No mundo de hoje, a ciência que administra os
bens da sociedade humana é a Economia. Etimologicamente, o termo economia vem
da mesma raiz de ecologia e ecumenismo. No prefixo dessas três palavras,
encontramos o termo grego: oikos que significa casa. A Economia deve cuidar da
administração da sociedade como uma casa comum a todos. Infelizmente, a
sociedade dominante concebe e organiza a Economia apenas como ciência das finanças
e para reforçar o lucro de quem já possui dinheiro e riquezas. Não se preocupa com
o bem comum e com a vida de todos. Trata a terra e a natureza como meras
mercadorias para manter a desigualdade social. Por isso, a parte mais
consciente da humanidade se volta para a Ecologia como um caminho novo de um
ecossocialismo baseado no bem-viver para todos. Quer inspirar uma nova concepção
de economia, baseada no respeito aos bens comuns e orientada para a vida e a
comunhão de todos: uma Economia ecológica.
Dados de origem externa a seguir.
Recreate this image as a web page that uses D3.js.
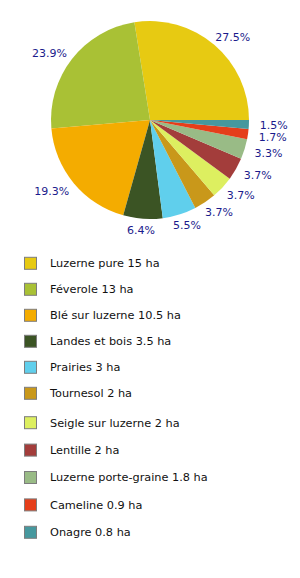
<!DOCTYPE html>
<html>
<head>
<meta charset="utf-8">
<script src="https://cdn.jsdelivr.net/npm/d3@7/dist/d3.min.js"></script>
<style>
  body { margin: 0; background: #fff; }
  text { font-family: "DejaVu Sans", sans-serif; }
</style>
</head>
<body>
<div id="chart"></div>
<script>
// DATA
const categories = [
  "Luzerne pure", "Féverole", "Blé sur luzerne", "Landes et bois", "Prairies",
  "Tournesol", "Seigle sur luzerne", "Lentille", "Luzerne porte-graine",
  "Cameline", "Onagre"
];
const hectares = [15, 13, 10.5, 3.5, 3, 2, 2, 2, 1.8, 0.9, 0.8];
const colors = [
  "#e7ca12", "#a9c135", "#f4ac00", "#3b5424", "#60cfec",
  "#c9981a", "#ddef60", "#a33d3b", "#99bb86", "#e53e1a", "#46989e"
];

const width = 300, height = 578;
const cx = 150, cy = 120, radius = 99, labelR = 110;

const svg = d3.select("#chart")
  .append("svg")
  .attr("width", width)
  .attr("height", height);

const total = d3.sum(hectares);
const fmt = d3.format(".1f");

// PIE - starts at 3 o'clock, counter-clockwise
const pie = d3.pie()
  .sort(null)
  .startAngle(Math.PI / 2)
  .endAngle(Math.PI / 2 - 2 * Math.PI);

const arcs = pie(hectares);
const arc = d3.arc().innerRadius(0).outerRadius(radius);

const g = svg.append("g").attr("transform", `translate(${cx},${cy})`);

g.selectAll("path.slice")
  .data(arcs)
  .enter()
  .append("path")
  .attr("class", "slice")
  .attr("d", arc)
  .attr("fill", (d, i) => colors[i]);

// LABELS
const labels = g.selectAll("text.pct")
  .data(arcs)
  .enter()
  .append("text")
  .attr("class", "pct")
  .attr("font-size", "11px")
  .attr("fill", "#1b1b8c")
  .attr("text-anchor", "middle")
  .attr("dy", "0.4em")
  .text((d) => fmt((d.value / total) * 100) + "%");

const pos = [];
labels.each(function (d) {
  const a = (d.startAngle + d.endAngle) / 2;
  const sx = Math.sin(a), sy = -Math.cos(a);
  const w = this.getComputedTextLength();
  pos.push({ x: labelR * sx + (sx * w) / 2, y: labelR * sy });
});

// right side, lower half: keep the small slices' labels apart
for (let i = pos.length - 2; i >= 0; i--) {
  const a = pos[i], b = pos[i + 1];
  if (a.x > 0 && b.x > 0 && a.y >= b.y && a.y - b.y < 12) {
    a.y = b.y + 12;
  }
}

labels
  .attr("x", (d, i) => pos[i].x)
  .attr("y", (d, i) => pos[i].y);

// LEGEND
const rowY = (i) => (i < 6 ? 263.3 + 26 * i : 422.7 + 27.4 * (i - 6));

const legend = svg.selectAll("g.legend")
  .data(categories)
  .enter()
  .append("g")
  .attr("class", "legend")
  .attr("transform", (d, i) => `translate(0,${rowY(i)})`);

legend.append("rect")
  .attr("x", 24.5)
  .attr("y", -6)
  .attr("width", 12)
  .attr("height", 12)
  .attr("fill", (d, i) => colors[i])
  .attr("stroke", "#7d7d7d")
  .attr("stroke-width", 1);

legend.append("text")
  .attr("x", 50)
  .attr("dy", "0.35em")
  .attr("font-size", "11.3px")
  .attr("fill", "#111")
  .text((d, i) => `${d} ${hectares[i]} ha`);
</script>
</body>
</html>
Nesses dias, os cristãos conscientes e
responsáveis se unem a toda humanidade que, conforme a proposta da ONU,
consagra o dia 05 de junho, sexta feira, como “dia internacional do
meio-ambiente”.
Para os cristãos, a ressurreição de Jesus
recapitula toda a criação (Rm 8,19-21; Col 1,20; Ef 1, 9-10). Jesus
ressuscitado assume a figura do Cristo Cósmico, uma profecia do ser humano
renovado no qual Deus e humanidade se unem. O mundo é predestinado à
transfiguração para se tornar um novo céu e uma nova terra. No século IV, São
Gregório de Nazianzo, bispo oriental, comentou: “O Criador colocou o ser humano
sobre essa terra, como um novo anjo, completamente inserido em toda a natureza
criada por Deus, para lhe revelar sempre que todo o universo é divinizado pela presença
amorosa do Espírito”[1].
Marcelo Barros, monge beneditino e teólogo católico é especializado em Bíblia e assessor nacional do Centro Ecumênico de Estudos Bíblicos, das comunidades eclesiais de base e de movimentos populares. É coordenador latino-americano da ASETT (Associação Ecumênica de Teólogos/as do Terceiro Mundo) e autor de 45 livros publicados no Brasil e em outros países
[1] - GREGÓRIO DE NAZIANZO, Oração 45, 7 citada no Documento Final do
Encontro do Conselho das Igrejas da Europa em Basiléia , 22.